Un cinquième d’entre eux ont affirmé qu’ils ne recevaient pas assez à manger et trois quarts des établissements ont signalé qu’ils ne disposaient pas d’ustensiles de cuisine adéquats.

 

Le jeu des reproches

La tragédie a provoqué des remous considérables sur la scène politique.

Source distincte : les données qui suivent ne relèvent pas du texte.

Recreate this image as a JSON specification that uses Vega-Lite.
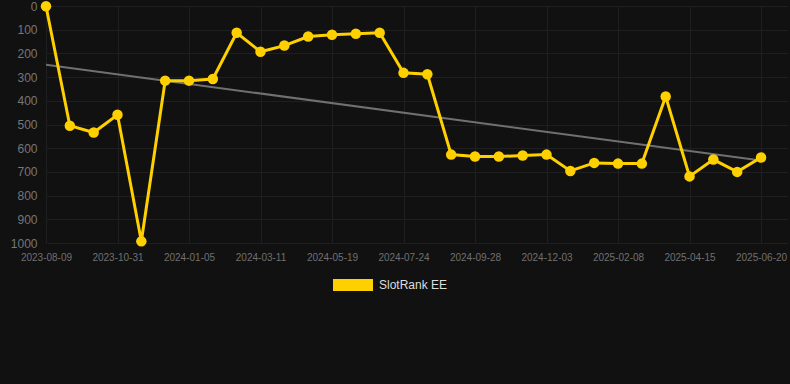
{
  "$schema": "https://vega.github.io/schema/vega-lite/v6.json",
  "width": 742,
  "height": 237,
  "autosize": {"type": "none"},
  "padding": {"left": 46, "top": 6, "right": 2, "bottom": 141},
  "background": "#111111",
  "config": {
    "view": {"stroke": null},
    "font": "Liberation Sans",
    "axis": {"gridColor": "#1f1f1f", "gridWidth": 1, "domain": false, "ticks": false}
  },
  "datasets": {
    "rank": [
      {"date": "2023-08-09", "rank": 1, "series": "SlotRank EE"},
      {"date": "2023-09-06", "rank": 505, "series": "SlotRank EE"},
      {"date": "2023-10-03", "rank": 534, "series": "SlotRank EE"},
      {"date": "2023-10-31", "rank": 459, "series": "SlotRank EE"},
      {"date": "2023-11-22", "rank": 993, "series": "SlotRank EE"},
      {"date": "2023-12-14", "rank": 315, "series": "SlotRank EE"},
      {"date": "2024-01-05", "rank": 315, "series": "SlotRank EE"},
      {"date": "2024-01-27", "rank": 308, "series": "SlotRank EE"},
      {"date": "2024-02-18", "rank": 113, "series": "SlotRank EE"},
      {"date": "2024-03-11", "rank": 193, "series": "SlotRank EE"},
      {"date": "2024-04-03", "rank": 167, "series": "SlotRank EE"},
      {"date": "2024-04-26", "rank": 129, "series": "SlotRank EE"},
      {"date": "2024-05-19", "rank": 121, "series": "SlotRank EE"},
      {"date": "2024-06-10", "rank": 117, "series": "SlotRank EE"},
      {"date": "2024-07-02", "rank": 113, "series": "SlotRank EE"},
      {"date": "2024-07-24", "rank": 282, "series": "SlotRank EE"},
      {"date": "2024-08-15", "rank": 288, "series": "SlotRank EE"},
      {"date": "2024-09-06", "rank": 627, "series": "SlotRank EE"},
      {"date": "2024-09-28", "rank": 635, "series": "SlotRank EE"},
      {"date": "2024-10-20", "rank": 635, "series": "SlotRank EE"},
      {"date": "2024-11-11", "rank": 631, "series": "SlotRank EE"},
      {"date": "2024-12-03", "rank": 627, "series": "SlotRank EE"},
      {"date": "2024-12-25", "rank": 696, "series": "SlotRank EE"},
      {"date": "2025-01-17", "rank": 662, "series": "SlotRank EE"},
      {"date": "2025-02-08", "rank": 665, "series": "SlotRank EE"},
      {"date": "2025-03-02", "rank": 665, "series": "SlotRank EE"},
      {"date": "2025-03-24", "rank": 382, "series": "SlotRank EE"},
      {"date": "2025-04-15", "rank": 719, "series": "SlotRank EE"},
      {"date": "2025-05-07", "rank": 648, "series": "SlotRank EE"},
      {"date": "2025-05-29", "rank": 700, "series": "SlotRank EE"},
      {"date": "2025-06-20", "rank": 639, "series": "SlotRank EE"}
    ],
    "trend": [
      {"date": "2023-08-09", "rank": 248},
      {"date": "2025-06-20", "rank": 652}
    ]
  },
  "encoding": {
    "x": {
      "field": "date",
      "type": "ordinal",
      "scale": {"type": "point", "padding": 0.566, "align": 0},
      "axis": {
        "title": null,
        "values": ["2023-08-09", "2023-10-31", "2024-01-05", "2024-03-11", "2024-05-19", "2024-07-24", "2024-09-28", "2024-12-03", "2025-02-08", "2025-04-15", "2025-06-20"],
        "labelAngle": 0,
        "labelFontSize": 10,
        "labelColor": "#707070",
        "labelPadding": 9,
        "grid": true
      }
    },
    "y": {
      "field": "rank",
      "type": "quantitative",
      "scale": {"domain": [0, 1000], "reverse": true, "nice": false, "zero": false},
      "axis": {
        "title": null,
        "values": [0, 100, 200, 300, 400, 500, 600, 700, 800, 900, 1000],
        "format": "d",
        "labelFontSize": 12,
        "labelColor": "#777777",
        "labelPadding": 9,
        "grid": true
      }
    }
  },
  "layer": [
    {
      "data": {"name": "trend"},
      "mark": {"type": "line", "color": "#707070", "strokeWidth": 2}
    },
    {
      "data": {"name": "rank"},
      "mark": {
        "type": "line",
        "strokeWidth": 3,
        "point": {"filled": true, "size": 110, "color": "#FFD000", "opacity": 1}
      },
      "encoding": {
        "color": {
          "field": "series",
          "type": "nominal",
          "scale": {"range": ["#FFD000"]},
          "legend": {
            "title": null,
            "orient": "none",
            "legendX": 287,
            "legendY": 259,
            "symbolType": "M-1,-0.3H1V0.3H-1Z",
            "symbolSize": 1600,
            "symbolFillColor": "#FFD000",
            "symbolStrokeWidth": 0,
            "labelColor": "#dddddd",
            "labelFontSize": 12,
            "labelOffset": 6
          }
        }
      }
    }
  ]
}
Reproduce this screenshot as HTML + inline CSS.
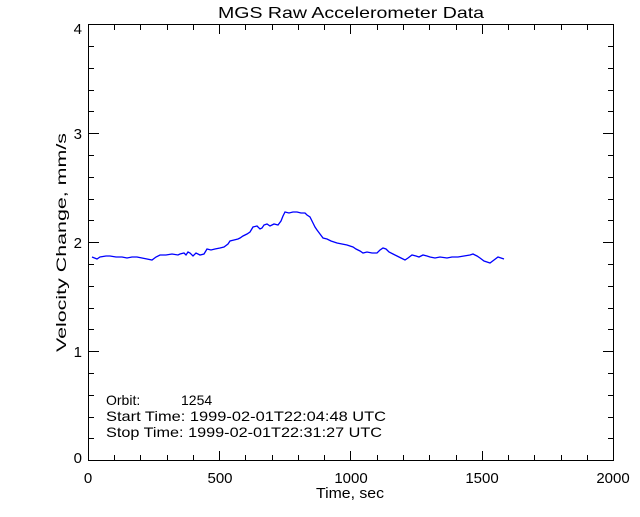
<!DOCTYPE html>
<html><head><style>
html,body{margin:0;padding:0;background:#fff;}
svg text{font-family:"Liberation Sans","DejaVu Sans",sans-serif;fill:#000;}
</style></head><body>
<svg width="640" height="512" xmlns="http://www.w3.org/2000/svg">
<rect width="640" height="512" fill="#fff"/>
<text x="218" y="18" font-size="16" textLength="266" lengthAdjust="spacingAndGlyphs">MGS Raw Accelerometer Data</text>
<rect x="88.5" y="24.5" width="525" height="436" fill="none" stroke="#000" stroke-width="1"/>
<g stroke="#000" stroke-width="1">
<path d="M88.5 460v-9M219.5 460v-9M350.5 460v-9M482.5 460v-9M613.5 460v-9M88.5 25v9M219.5 25v9M350.5 25v9M482.5 25v9M613.5 25v9"/>
<path d="M114.5 460v-5M140.5 460v-5M167.5 460v-5M193.5 460v-5M245.5 460v-5M272.5 460v-5M298.5 460v-5M324.5 460v-5M377.5 460v-5M403.5 460v-5M429.5 460v-5M456.5 460v-5M508.5 460v-5M534.5 460v-5M561.5 460v-5M587.5 460v-5
M114.5 25v5M140.5 25v5M167.5 25v5M193.5 25v5M245.5 25v5M272.5 25v5M298.5 25v5M324.5 25v5M377.5 25v5M403.5 25v5M429.5 25v5M456.5 25v5M508.5 25v5M534.5 25v5M561.5 25v5M587.5 25v5"/>
<path d="M89 24.5h10M89 133.5h10M89 242.5h10M89 351.5h10M89 460.5h10M613 24.5h-10M613 133.5h-10M613 242.5h-10M613 351.5h-10M613 460.5h-10"/>
<path d="M89 46.5h5M89 68.5h5M89 90.5h5M89 111.5h5M89 155.5h5M89 177.5h5M89 199.5h5M89 220.5h5M89 264.5h5M89 286.5h5M89 308.5h5M89 329.5h5M89 373.5h5M89 395.5h5M89 417.5h5M89 438.5h5
M613 46.5h-5M613 68.5h-5M613 90.5h-5M613 111.5h-5M613 155.5h-5M613 177.5h-5M613 199.5h-5M613 220.5h-5M613 264.5h-5M613 286.5h-5M613 308.5h-5M613 329.5h-5M613 373.5h-5M613 395.5h-5M613 417.5h-5M613 438.5h-5"/>
</g>
<g font-size="15">
<text x="82" y="34" text-anchor="end">4</text>
<text x="82" y="139" text-anchor="end">3</text>
<text x="82" y="248" text-anchor="end">2</text>
<text x="82" y="357" text-anchor="end">1</text>
<text x="82" y="463" text-anchor="end">0</text>
<text x="88" y="483" text-anchor="middle">0</text>
<text x="220" y="483" text-anchor="middle">500</text>
<text x="351" y="483" text-anchor="middle">1000</text>
<text x="482" y="483" text-anchor="middle">1500</text>
<text x="613" y="483" text-anchor="middle">2000</text>
<text x="316" y="498" textLength="68" lengthAdjust="spacingAndGlyphs">Time, sec</text>
<text transform="translate(66,352) rotate(-90)" font-size="14" textLength="219" lengthAdjust="spacingAndGlyphs">Velocity Change, mm/s</text>
<text x="106" y="405" font-size="14">Orbit:</text>
<text x="181" y="405" font-size="14">1254</text>
<text x="106" y="421" font-size="14" textLength="280" lengthAdjust="spacingAndGlyphs">Start Time: 1999-02-01T22:04:48 UTC</text>
<text x="106" y="437" font-size="14" textLength="276" lengthAdjust="spacingAndGlyphs">Stop Time: 1999-02-01T22:31:27 UTC</text>
</g>
<polyline fill="none" stroke="#0000ff" stroke-width="1.3" points="92,257 97,259 100,257 106,256 110,256 116,257 122,257 127,258 132,257 137,257 142,258 147,259 152,260 156,257 160,255 166,255 172,254 178,255 180,254 184,253 186,255 188,252 190,253 193,256 196,253 200,255 204,254 207,249 211,250 215,249 220,248 224,247 228,244 230,241 234,240 238,239 240,238 243,236 247,234 250,232 253,227 257,226 260,229 262,228 264,225 267,224 270,226 274,224 278,225 281,221 283,216 285,212 289,213 293,212 297,212 301,213 305,213 307,215 310,217 313,223 315,227 317,230 320,234 323,238 327,239 331,241 337,243 342,244 347,245 350,246 353,247 356,249 360,251 363,253 367,252 372,253 377,253 380,250 383,248 386,249 389,252 393,254 397,256 401,258 405,260 408,258 412,255 416,256 419,257 423,255 427,256 430,257 435,258 440,257 447,258 452,257 458,257 464,256 470,255 473,254 477,256 480,258 484,261 487,262 490,263 494,260 498,257 501,258 504,259"/>
</svg>
</body></html>
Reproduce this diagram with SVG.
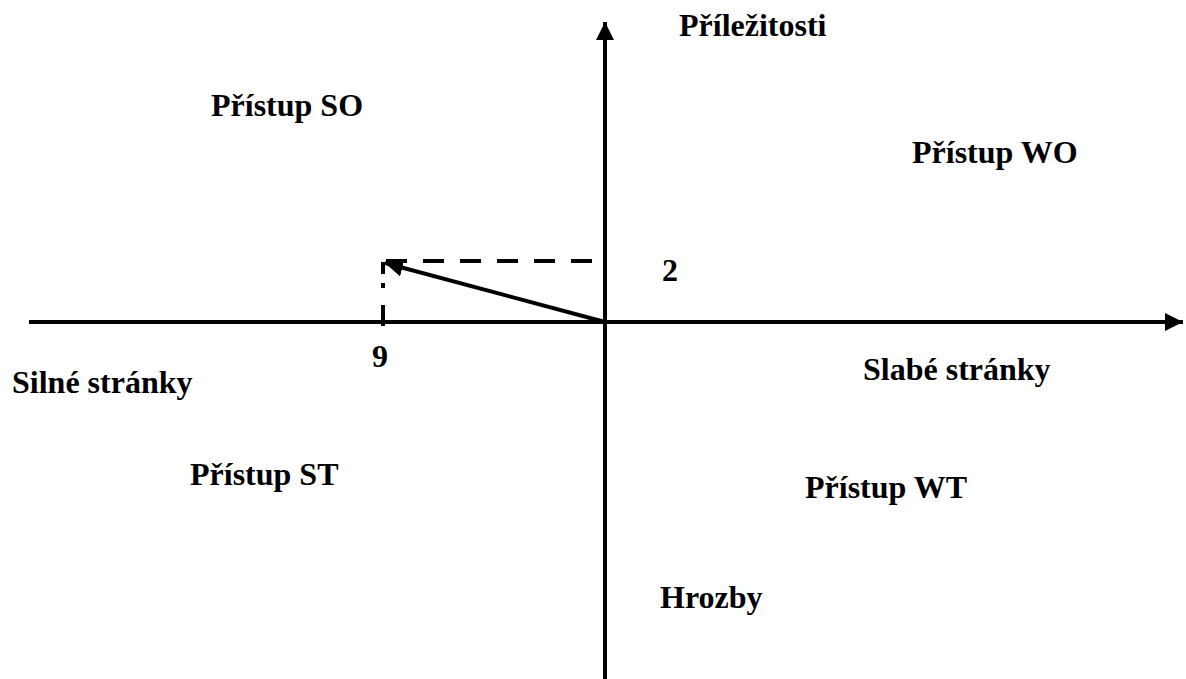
<svg xmlns="http://www.w3.org/2000/svg" width="1186" height="679" viewBox="0 0 1186 679">
<style>
.t{font-family:"Liberation Serif","Times New Roman",serif;font-weight:bold;font-size:32px;fill:#000}
.ax{stroke:#000;stroke-width:4;fill:none}
</style>
<defs>
<marker id="ah" markerUnits="userSpaceOnUse" markerWidth="20" markerHeight="18" refX="18" refY="9" orient="auto">
<path d="M0,0 L18,9 L0,18 Z" fill="#000"/>
</marker>
</defs>
<rect width="1186" height="679" fill="#fff"/>
<g id="connectors">
<line class="ax" x1="29" y1="322" x2="1183" y2="322" marker-end="url(#ah)"/>
<line class="ax" x1="605" y1="679" x2="605" y2="22" marker-end="url(#ah)"/>
<line class="ax" x1="592" y1="261" x2="383" y2="261" stroke-dasharray="21 16"/>
<path class="ax" d="M383,326 V305 M383,288 V283 M383,274 V262"/>
<line class="ax" x1="605" y1="322" x2="385" y2="263" marker-end="url(#ah)"/>
</g>
<g id="n-prilezitosti"><text class="t" x="679" y="36">Příležitosti</text></g>
<g id="n-so"><text class="t" x="211" y="116">Přístup SO</text></g>
<g id="n-wo"><text class="t" x="912" y="163">Přístup WO</text></g>
<g id="n-2"><text class="t" x="662" y="281">2</text></g>
<g id="n-9"><text class="t" x="372" y="367">9</text></g>
<g id="n-silne"><text class="t" x="12" y="393">Silné stránky</text></g>
<g id="n-slabe"><text class="t" x="863" y="380">Slabé stránky</text></g>
<g id="n-st"><text class="t" x="190" y="485">Přístup ST</text></g>
<g id="n-wt"><text class="t" x="805" y="498">Přístup WT</text></g>
<g id="n-hrozby"><text class="t" x="660" y="608">Hrozby</text></g>
</svg>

Réagissant aux attaques des partis de l’opposition, le gouvernement du Bihar a affirmé qu’il soupçonnait la présence d’une conspiration derrière la tragédie.

Le ministre de l’Éducation pour l’État du Bihar, PK Shahi, a déclaré aux journalistes que les morts n’avaient pas été causées par un empoisonnement alimentaire et qu’une enquête policière était en cours.

Le parti Janata Dal, au pouvoir, soutient par ailleurs que la directrice de l’école, Meena Kumari, est mariée à un activiste de l’opposition et que les enfants ont été expressément empoisonnés pour nuire à l’image du parti au gouvernement.

De nombreuses manifestations ont eu lieu en réaction aux morts – et ont, dans certains cas, donné lieu à des heurts violents.

Mais la question la plus importante qui se pose désormais est de savoir quelles mesures prendront le gouvernement central et les gouvernements des États pour garantir la qualité des repas scolaires ?

Lors d’une conférence de presse à Delhi, le ministre indien des Ressources humaines, le Dr MM Pallam Raju, a annoncé la formation d’un nouveau comité chargé d’assurer la qualité à travers le programme à niveau national.

Cependant, dans beaucoup d’écoles, les enfants refusent à présent de manger les repas gratuits.

Les responsables de cet effroyable incident doivent encore être identifiés et arrêtés.

Entre temps, des amis, parents et proches inconsolables assistent aux funérailles collectifs des 23 enfants morts qui ont lieu dans la cour d’école où ils jouaient encore il y a peu.

Alors que l’Inde attend des réponses, chaque parent dans le pays est solidaire des habitants du village de Chapra aujourd’hui en état de choc extrême et de deuil.